• Data for processing:
---

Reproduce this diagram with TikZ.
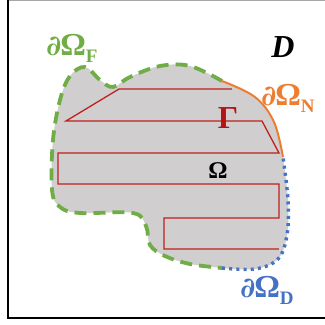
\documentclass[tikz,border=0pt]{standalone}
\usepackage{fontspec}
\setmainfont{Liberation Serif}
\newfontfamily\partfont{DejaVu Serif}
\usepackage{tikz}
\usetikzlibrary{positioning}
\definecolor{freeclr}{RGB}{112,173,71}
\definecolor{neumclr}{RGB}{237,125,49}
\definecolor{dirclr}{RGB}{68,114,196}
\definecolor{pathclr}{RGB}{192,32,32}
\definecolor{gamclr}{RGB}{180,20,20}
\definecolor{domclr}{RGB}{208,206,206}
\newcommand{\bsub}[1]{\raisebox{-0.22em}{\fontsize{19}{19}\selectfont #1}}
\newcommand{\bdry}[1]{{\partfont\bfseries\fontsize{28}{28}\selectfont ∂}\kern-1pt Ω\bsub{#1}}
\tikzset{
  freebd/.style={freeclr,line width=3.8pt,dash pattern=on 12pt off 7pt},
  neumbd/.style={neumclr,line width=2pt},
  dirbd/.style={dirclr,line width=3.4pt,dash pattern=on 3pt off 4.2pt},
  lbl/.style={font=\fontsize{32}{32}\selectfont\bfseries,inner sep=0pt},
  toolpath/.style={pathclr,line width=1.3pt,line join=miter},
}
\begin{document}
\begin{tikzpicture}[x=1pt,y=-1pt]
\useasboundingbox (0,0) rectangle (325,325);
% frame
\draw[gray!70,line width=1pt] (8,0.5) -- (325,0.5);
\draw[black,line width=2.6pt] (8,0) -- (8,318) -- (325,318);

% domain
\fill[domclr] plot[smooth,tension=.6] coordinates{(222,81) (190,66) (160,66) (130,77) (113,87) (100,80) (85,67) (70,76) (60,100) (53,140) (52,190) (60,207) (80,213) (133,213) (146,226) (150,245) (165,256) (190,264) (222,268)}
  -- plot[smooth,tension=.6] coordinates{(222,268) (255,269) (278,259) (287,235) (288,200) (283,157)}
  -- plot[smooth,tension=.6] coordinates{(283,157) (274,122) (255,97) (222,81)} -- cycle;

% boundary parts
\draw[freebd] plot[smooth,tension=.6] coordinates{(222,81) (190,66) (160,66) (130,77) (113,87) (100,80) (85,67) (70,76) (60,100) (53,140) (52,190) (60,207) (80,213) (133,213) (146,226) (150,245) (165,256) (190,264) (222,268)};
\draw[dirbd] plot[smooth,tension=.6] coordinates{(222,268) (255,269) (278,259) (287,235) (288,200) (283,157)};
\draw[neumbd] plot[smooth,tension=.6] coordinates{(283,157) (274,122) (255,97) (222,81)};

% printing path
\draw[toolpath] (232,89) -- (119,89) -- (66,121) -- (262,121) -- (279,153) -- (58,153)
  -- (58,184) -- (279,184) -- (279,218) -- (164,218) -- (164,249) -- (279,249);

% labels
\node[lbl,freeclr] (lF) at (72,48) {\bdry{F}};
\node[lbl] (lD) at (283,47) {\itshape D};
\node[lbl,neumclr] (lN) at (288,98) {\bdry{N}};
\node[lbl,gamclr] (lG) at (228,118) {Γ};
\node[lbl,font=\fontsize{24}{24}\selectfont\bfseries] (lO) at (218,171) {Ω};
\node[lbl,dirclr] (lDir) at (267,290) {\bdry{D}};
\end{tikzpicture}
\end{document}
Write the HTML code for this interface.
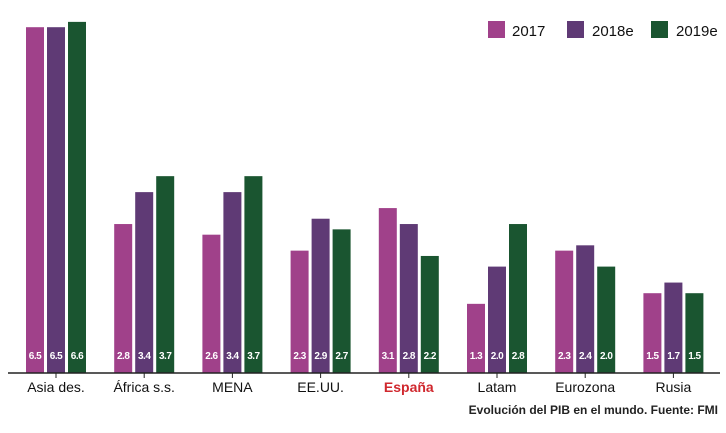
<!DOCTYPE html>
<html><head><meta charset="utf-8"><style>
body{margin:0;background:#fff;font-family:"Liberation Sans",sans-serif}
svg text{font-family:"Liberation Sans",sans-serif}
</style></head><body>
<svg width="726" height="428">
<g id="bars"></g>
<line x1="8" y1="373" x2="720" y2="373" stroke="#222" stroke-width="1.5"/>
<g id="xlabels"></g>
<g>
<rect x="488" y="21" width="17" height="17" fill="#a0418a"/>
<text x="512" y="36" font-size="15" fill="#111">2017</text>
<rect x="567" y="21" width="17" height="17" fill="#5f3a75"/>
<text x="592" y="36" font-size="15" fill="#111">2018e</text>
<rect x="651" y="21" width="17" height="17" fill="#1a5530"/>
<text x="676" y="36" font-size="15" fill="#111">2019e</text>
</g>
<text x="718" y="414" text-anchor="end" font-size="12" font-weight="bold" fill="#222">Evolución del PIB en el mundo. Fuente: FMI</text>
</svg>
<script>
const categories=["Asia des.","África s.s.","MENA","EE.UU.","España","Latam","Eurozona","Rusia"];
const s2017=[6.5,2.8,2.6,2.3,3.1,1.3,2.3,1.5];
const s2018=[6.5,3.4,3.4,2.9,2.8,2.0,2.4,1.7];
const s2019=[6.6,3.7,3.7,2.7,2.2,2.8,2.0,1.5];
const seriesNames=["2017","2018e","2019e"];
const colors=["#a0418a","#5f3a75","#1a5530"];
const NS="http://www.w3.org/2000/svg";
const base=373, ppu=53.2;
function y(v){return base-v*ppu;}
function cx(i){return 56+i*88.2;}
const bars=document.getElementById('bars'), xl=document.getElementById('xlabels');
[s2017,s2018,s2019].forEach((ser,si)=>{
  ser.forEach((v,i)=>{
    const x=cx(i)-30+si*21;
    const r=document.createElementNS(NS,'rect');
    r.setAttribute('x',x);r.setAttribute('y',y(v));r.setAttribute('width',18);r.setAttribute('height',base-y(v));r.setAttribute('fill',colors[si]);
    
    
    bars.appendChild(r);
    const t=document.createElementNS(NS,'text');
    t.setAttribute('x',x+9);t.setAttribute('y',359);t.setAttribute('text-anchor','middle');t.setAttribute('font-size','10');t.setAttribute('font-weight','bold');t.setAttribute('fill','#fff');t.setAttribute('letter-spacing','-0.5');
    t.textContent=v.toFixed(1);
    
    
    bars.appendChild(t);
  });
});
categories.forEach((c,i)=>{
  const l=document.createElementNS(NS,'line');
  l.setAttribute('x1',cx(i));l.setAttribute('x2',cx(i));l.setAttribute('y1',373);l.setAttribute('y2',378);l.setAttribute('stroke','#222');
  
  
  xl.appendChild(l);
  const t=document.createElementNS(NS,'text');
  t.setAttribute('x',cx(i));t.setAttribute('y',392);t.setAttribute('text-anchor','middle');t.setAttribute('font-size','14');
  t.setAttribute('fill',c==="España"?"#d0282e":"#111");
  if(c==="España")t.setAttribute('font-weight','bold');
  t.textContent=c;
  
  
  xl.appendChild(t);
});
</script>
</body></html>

---

• Requirements:
Return only the lines running from the top of the data to the line that holds "(8,318) -- (325,318);". Include both of those lines, but skip the pictures.

• Exercise solution:
Reproduce this diagram with TikZ.
\documentclass[tikz,border=0pt]{standalone}
\usepackage{fontspec}
\setmainfont{Liberation Serif}
\newfontfamily\partfont{DejaVu Serif}
\usepackage{tikz}
\usetikzlibrary{positioning}
\definecolor{freeclr}{RGB}{112,173,71}
\definecolor{neumclr}{RGB}{237,125,49}
\definecolor{dirclr}{RGB}{68,114,196}
\definecolor{pathclr}{RGB}{192,32,32}
\definecolor{gamclr}{RGB}{180,20,20}
\definecolor{domclr}{RGB}{208,206,206}
\newcommand{\bsub}[1]{\raisebox{-0.22em}{\fontsize{19}{19}\selectfont #1}}
\newcommand{\bdry}[1]{{\partfont\bfseries\fontsize{28}{28}\selectfont ∂}\kern-1pt Ω\bsub{#1}}
\tikzset{
  freebd/.style={freeclr,line width=3.8pt,dash pattern=on 12pt off 7pt},
  neumbd/.style={neumclr,line width=2pt},
  dirbd/.style={dirclr,line width=3.4pt,dash pattern=on 3pt off 4.2pt},
  lbl/.style={font=\fontsize{32}{32}\selectfont\bfseries,inner sep=0pt},
  toolpath/.style={pathclr,line width=1.3pt,line join=miter},
}
\begin{document}
\begin{tikzpicture}[x=1pt,y=-1pt]
\useasboundingbox (0,0) rectangle (325,325);
% frame
\draw[gray!70,line width=1pt] (8,0.5) -- (325,0.5);
\draw[black,line width=2.6pt] (8,0) -- (8,318) -- (325,318);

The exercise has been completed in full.